We are seeing an increasing number of our clients and prospective clients using artificial intelligence (AI) when providing information to us in the course of our dealings with them. This brings issues.
Undoubtedly AI provides useful assistance with collating huge swathes of information and summarising. Clients are using AI to draft grievances, collate chronologies, draft internal employment appeals and similar. What some clients fail to understand however is that AI does not analyse real-world data and is no substitute for knowledge or professional advice. Large language models like ChatGPT are trained on internet text. It is a textual tool not an analytical device. They are also putting into the public domain private information with little regard for confidentiality.
It is a new frontier in providing legal advice when you have to do battle with a client who suggests that your advice may be wrong because AI tells them differently! AI is giving clients incorrect information about the merits of their claims and about the value of their claims (quantum).
At didlaw we do not use AI to draft advice, emails or documents. Every word that is written by our lawyers is the product of intelligent human thought based on years of experience and advice. AI cannot replicate this expertise (yet!) and it can be frustrating to fight with your own client as to why that might be.
Another issue with AI is the speed and volume at which it kicks out advice based on prompts provided by our clients. The prompts will dictate the output. Neutrality and balance are lost. What happens is our clients generate pages and pages of AI output and send it to us to read.

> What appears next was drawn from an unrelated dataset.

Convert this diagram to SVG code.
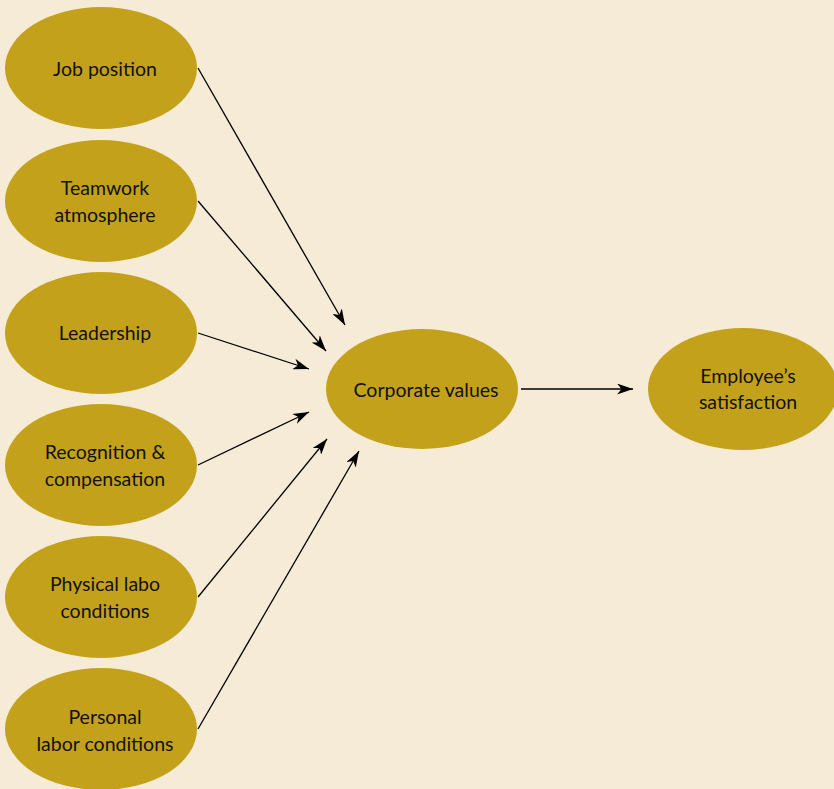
<svg xmlns="http://www.w3.org/2000/svg" width="834" height="789" viewBox="0 0 834 789">
<defs>
<style>
.n{fill:#C4A11A;}
.t{font-family:Lato,"Noto Sans",sans-serif;font-size:19.5px;fill:#111;text-anchor:middle;}
.c{stroke:#000;stroke-width:1.3;fill:none;marker-end:url(#ah);}
</style>
<marker id="ah" viewBox="0 0 16 11" refX="16" refY="5.5" markerWidth="16" markerHeight="11" markerUnits="userSpaceOnUse" orient="auto">
<path d="M0,0 L16,5.5 L0,11 L4.5,5.5 z" fill="#000"/>
</marker>
</defs>
<rect width="834" height="789" fill="#F5EBD7"/>
<g id="connectors">
<line class="c" x1="198" y1="68" x2="345" y2="325"/>
<line class="c" x1="198" y1="201" x2="326" y2="351"/>
<line class="c" x1="198" y1="333" x2="309" y2="369"/>
<line class="c" x1="198" y1="465" x2="309" y2="412"/>
<line class="c" x1="198" y1="597" x2="327" y2="439"/>
<line class="c" x1="198" y1="729" x2="359" y2="451"/>
<line class="c" x1="521" y1="389" x2="633" y2="389"/>
</g>
<g id="job"><ellipse class="n" cx="101" cy="68" rx="96" ry="61"/><text class="t" x="105" y="76">Job position</text></g>
<g id="teamwork"><ellipse class="n" cx="101" cy="201" rx="96" ry="61"/><text class="t" x="105" y="195">Teamwork</text><text class="t" x="105" y="222">atmosphere</text></g>
<g id="leadership"><ellipse class="n" cx="101" cy="333" rx="96" ry="61"/><text class="t" x="105" y="340">Leadership</text></g>
<g id="recognition"><ellipse class="n" cx="101" cy="465" rx="96" ry="61"/><text class="t" x="105" y="459">Recognition &amp;</text><text class="t" x="105" y="486">compensation</text></g>
<g id="physical"><ellipse class="n" cx="101" cy="597" rx="96" ry="61"/><text class="t" x="105" y="591">Physical labo</text><text class="t" x="105" y="618">conditions</text></g>
<g id="personal"><ellipse class="n" cx="101" cy="729" rx="96" ry="61"/><text class="t" x="105" y="724">Personal</text><text class="t" x="105" y="751">labor conditions</text></g>
<g id="corporate"><ellipse class="n" cx="422" cy="389" rx="96" ry="60"/><text class="t" x="426" y="397">Corporate values</text></g>
<g id="employee"><ellipse class="n" cx="743" cy="389" rx="95" ry="61"/><text class="t" x="748" y="383">Employee’s</text><text class="t" x="748" y="409">satisfaction</text></g>
</svg>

When our clients do this we have to ask “do you really want me to read this?” because what they are in fact doing is inflating their legal costs by asking me to read information that is likely not necessary to their case or relevant to their situation. They think AI is helping but it is doing the opposite. It is making their lawyers read more data that adds little and if you are charging hourly rates this is a waste of costs.

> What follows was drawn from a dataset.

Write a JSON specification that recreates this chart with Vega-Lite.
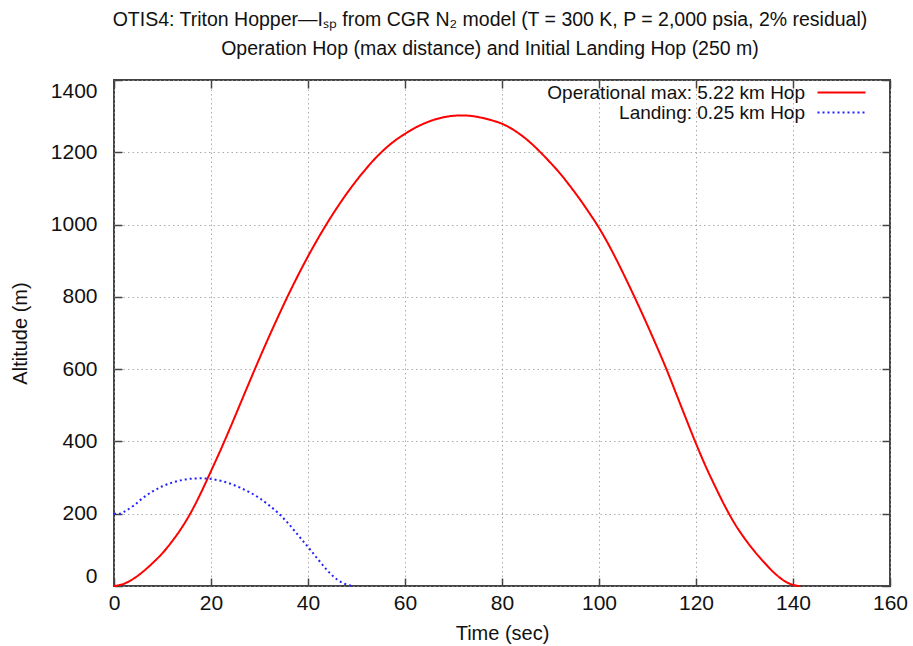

It’s astonishing to see the rate of acceptance of AI and its use growing exponentially in a very short time. I wish my clients would realise that I would much rather hear about their experiences expressed in their own words. You lose a lot of meaning and nuance when you adopt a voice that is not your own. When it comes to giving witness evidence much could be lost here. I pray that my clients will realise that when they give evidence it should be in their own words not in language trained by an AI on internet text!